■ **STORED RECORDS**:
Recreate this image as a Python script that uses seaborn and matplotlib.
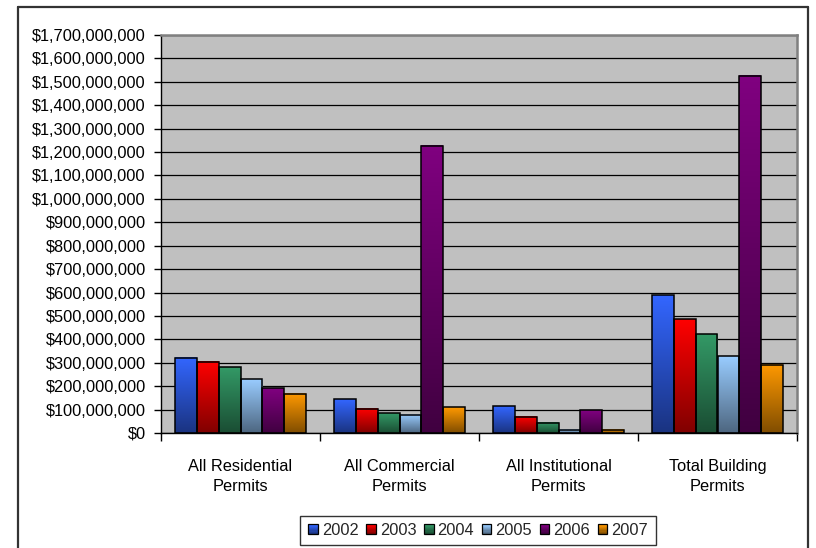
...
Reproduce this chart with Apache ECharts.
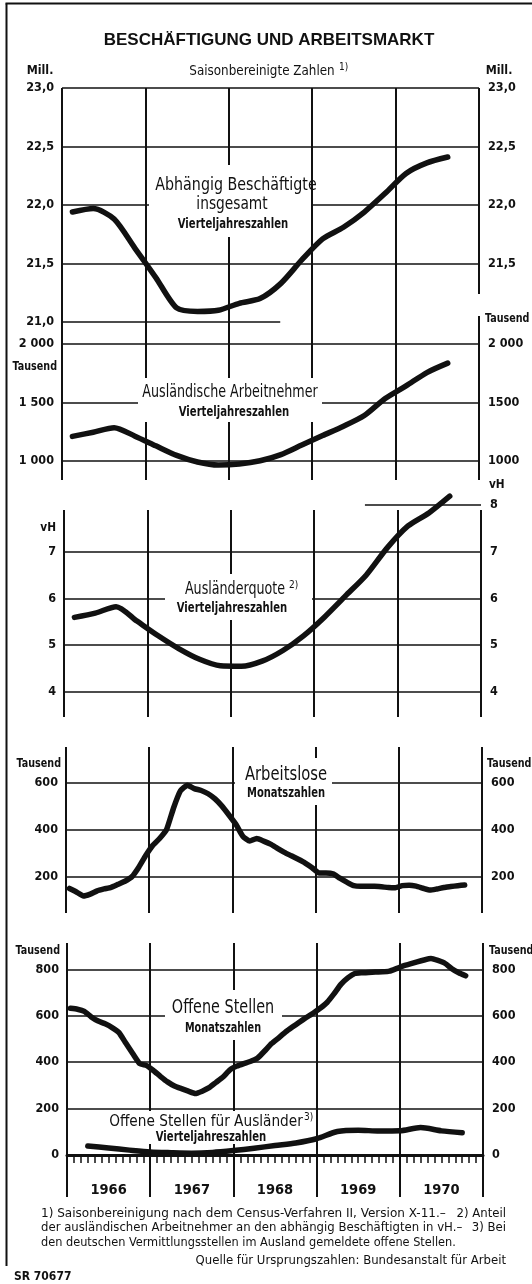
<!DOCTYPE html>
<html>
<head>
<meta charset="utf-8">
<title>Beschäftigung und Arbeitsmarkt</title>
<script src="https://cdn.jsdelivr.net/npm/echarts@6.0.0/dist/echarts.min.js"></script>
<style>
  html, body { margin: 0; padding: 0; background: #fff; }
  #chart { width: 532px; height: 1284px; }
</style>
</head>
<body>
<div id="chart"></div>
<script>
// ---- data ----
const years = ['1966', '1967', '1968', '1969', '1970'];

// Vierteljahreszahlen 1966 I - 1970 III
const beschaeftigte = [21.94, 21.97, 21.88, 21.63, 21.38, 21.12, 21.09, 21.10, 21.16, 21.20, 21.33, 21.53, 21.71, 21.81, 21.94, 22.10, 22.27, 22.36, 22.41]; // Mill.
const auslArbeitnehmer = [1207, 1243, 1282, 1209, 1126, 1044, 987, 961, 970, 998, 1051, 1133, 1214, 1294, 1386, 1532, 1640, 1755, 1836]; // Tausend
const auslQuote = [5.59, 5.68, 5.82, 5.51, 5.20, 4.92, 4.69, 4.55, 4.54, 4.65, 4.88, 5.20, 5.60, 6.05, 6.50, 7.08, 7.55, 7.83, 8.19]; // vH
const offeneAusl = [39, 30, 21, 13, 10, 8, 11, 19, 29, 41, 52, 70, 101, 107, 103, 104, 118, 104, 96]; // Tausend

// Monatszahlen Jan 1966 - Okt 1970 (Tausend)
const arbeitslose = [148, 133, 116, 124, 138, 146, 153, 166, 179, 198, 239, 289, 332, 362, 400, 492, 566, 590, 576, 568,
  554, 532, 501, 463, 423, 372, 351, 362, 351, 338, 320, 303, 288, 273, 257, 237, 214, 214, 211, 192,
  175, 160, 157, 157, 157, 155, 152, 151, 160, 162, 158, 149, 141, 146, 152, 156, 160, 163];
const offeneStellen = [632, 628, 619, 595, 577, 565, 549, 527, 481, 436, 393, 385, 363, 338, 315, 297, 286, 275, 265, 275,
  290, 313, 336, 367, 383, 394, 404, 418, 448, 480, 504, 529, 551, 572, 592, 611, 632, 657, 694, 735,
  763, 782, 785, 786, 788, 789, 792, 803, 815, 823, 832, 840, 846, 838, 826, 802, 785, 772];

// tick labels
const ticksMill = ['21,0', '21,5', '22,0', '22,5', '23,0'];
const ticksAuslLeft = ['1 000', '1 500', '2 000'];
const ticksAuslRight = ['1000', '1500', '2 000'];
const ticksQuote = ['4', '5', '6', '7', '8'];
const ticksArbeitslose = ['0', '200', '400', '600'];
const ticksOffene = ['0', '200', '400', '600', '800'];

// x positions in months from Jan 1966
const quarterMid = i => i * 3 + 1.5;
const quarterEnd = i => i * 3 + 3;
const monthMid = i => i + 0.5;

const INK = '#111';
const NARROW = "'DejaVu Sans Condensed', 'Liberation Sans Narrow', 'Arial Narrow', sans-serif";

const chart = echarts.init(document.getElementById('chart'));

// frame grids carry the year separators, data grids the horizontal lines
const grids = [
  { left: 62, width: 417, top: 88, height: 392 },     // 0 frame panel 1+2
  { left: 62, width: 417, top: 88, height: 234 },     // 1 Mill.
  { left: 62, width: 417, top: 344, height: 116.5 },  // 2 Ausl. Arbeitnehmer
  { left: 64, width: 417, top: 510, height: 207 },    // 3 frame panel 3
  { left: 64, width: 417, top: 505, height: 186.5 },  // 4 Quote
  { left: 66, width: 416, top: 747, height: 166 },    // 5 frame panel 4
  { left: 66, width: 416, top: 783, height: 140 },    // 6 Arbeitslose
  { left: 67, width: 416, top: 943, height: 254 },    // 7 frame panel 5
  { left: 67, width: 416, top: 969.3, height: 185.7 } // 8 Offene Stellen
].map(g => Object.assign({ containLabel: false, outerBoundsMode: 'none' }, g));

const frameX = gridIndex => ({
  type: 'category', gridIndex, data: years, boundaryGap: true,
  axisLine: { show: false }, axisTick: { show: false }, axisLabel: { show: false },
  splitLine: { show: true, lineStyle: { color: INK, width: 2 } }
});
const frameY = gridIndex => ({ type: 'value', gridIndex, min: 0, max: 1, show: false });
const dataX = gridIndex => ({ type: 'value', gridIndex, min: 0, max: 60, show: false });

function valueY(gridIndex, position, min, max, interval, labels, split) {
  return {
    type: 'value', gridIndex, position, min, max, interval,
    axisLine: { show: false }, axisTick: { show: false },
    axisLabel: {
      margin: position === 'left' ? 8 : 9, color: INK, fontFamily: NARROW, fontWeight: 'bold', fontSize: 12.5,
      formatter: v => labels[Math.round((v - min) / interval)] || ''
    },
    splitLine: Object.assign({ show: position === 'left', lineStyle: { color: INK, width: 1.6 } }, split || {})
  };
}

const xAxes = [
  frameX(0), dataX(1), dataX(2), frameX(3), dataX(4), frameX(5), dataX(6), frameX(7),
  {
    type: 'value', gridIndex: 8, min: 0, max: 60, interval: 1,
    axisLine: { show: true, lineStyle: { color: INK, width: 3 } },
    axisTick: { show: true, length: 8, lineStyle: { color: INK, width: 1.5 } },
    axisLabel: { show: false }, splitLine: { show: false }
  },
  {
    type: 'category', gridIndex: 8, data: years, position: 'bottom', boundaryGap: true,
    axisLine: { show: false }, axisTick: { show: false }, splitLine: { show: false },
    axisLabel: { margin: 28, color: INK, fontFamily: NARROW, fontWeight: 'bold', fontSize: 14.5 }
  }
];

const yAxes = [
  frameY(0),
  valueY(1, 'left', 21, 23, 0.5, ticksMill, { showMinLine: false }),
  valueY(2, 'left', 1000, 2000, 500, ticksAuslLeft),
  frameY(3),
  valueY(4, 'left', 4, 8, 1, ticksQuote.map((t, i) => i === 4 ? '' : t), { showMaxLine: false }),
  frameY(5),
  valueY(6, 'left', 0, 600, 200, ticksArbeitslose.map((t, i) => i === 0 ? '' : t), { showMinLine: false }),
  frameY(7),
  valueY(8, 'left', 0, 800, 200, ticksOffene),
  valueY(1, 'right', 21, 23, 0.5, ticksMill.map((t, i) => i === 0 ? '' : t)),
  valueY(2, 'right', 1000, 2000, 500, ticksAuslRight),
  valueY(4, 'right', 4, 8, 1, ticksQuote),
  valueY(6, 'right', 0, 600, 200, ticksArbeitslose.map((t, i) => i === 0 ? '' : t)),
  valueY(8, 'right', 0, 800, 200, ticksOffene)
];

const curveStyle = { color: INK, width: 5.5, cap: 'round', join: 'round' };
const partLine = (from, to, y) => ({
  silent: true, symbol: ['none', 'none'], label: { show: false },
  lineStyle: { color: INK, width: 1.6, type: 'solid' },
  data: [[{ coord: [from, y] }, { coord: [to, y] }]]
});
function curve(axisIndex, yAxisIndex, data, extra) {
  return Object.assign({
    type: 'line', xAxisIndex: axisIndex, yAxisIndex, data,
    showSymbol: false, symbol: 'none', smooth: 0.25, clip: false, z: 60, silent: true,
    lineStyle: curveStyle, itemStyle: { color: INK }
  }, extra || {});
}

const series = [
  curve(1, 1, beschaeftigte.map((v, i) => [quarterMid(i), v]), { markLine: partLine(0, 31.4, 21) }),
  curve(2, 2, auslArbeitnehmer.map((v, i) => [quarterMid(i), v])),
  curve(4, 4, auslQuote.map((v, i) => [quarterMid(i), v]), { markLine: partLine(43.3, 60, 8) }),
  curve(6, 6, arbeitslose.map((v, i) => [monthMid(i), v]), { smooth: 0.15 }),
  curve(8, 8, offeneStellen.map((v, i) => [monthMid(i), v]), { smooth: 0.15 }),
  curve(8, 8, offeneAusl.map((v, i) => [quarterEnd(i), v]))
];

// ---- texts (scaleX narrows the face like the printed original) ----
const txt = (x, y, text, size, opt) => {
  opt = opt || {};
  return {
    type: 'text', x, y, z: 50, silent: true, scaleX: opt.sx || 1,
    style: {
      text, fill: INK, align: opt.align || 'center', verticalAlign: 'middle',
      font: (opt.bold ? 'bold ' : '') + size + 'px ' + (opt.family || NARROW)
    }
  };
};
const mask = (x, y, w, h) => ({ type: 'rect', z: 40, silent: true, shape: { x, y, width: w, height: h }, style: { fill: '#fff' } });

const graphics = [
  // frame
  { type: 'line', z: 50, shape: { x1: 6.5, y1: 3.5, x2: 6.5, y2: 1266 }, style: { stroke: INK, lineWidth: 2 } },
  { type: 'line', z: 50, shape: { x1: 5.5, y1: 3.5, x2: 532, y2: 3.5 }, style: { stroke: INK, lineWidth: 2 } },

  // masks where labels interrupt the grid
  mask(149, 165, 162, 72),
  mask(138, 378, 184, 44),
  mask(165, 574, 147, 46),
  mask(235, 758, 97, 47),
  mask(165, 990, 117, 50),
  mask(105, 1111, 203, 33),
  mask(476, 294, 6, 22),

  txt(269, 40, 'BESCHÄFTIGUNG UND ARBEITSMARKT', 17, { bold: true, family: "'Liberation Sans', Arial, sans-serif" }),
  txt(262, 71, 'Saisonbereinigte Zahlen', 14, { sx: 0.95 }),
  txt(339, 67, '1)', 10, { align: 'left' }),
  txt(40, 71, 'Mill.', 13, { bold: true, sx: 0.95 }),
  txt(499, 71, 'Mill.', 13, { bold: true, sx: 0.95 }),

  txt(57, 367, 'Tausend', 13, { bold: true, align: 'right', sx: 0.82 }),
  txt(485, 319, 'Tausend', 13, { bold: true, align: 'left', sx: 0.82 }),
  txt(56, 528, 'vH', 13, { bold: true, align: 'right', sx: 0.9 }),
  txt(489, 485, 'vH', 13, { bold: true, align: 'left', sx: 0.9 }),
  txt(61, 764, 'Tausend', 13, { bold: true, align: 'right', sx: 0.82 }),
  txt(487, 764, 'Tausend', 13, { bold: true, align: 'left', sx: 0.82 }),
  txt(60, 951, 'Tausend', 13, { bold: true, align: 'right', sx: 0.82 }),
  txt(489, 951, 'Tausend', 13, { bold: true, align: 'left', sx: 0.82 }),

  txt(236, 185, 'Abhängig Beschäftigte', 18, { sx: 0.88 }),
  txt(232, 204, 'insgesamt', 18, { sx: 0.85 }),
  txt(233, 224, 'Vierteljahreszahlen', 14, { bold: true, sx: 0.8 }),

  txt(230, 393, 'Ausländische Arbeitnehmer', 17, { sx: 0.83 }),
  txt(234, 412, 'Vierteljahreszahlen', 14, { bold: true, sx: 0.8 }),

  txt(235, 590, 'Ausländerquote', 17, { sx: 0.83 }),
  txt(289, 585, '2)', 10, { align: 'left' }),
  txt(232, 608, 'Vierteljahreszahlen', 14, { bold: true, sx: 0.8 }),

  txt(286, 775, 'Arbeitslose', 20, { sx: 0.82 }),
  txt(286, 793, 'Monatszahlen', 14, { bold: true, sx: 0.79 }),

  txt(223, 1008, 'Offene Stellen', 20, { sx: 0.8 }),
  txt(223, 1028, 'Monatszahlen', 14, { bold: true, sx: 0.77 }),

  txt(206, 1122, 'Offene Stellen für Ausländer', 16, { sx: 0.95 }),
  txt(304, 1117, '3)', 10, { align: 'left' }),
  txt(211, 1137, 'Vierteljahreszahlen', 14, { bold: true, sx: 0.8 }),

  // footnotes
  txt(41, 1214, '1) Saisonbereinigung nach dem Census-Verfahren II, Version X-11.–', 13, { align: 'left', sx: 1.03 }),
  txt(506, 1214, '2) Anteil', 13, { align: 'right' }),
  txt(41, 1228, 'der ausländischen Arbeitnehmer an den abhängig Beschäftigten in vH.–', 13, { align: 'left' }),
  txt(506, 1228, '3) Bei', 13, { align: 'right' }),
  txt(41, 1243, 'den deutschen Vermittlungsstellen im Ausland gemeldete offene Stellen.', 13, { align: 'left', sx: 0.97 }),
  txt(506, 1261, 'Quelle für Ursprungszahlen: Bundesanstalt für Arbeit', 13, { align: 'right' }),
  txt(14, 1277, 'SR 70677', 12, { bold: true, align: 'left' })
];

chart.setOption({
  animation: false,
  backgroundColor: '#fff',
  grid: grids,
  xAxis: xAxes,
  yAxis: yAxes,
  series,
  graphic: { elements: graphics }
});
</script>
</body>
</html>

■ **TASK DIRECTIONS**: Wherever a line in the data above holds "script", copy that line.

■ **REPLY**:
Recreate this image as a Python script that uses seaborn and matplotlib.
<script src="https://cdn.jsdelivr.net/npm/echarts@6.0.0/dist/echarts.min.js"></script>
<script>
</script>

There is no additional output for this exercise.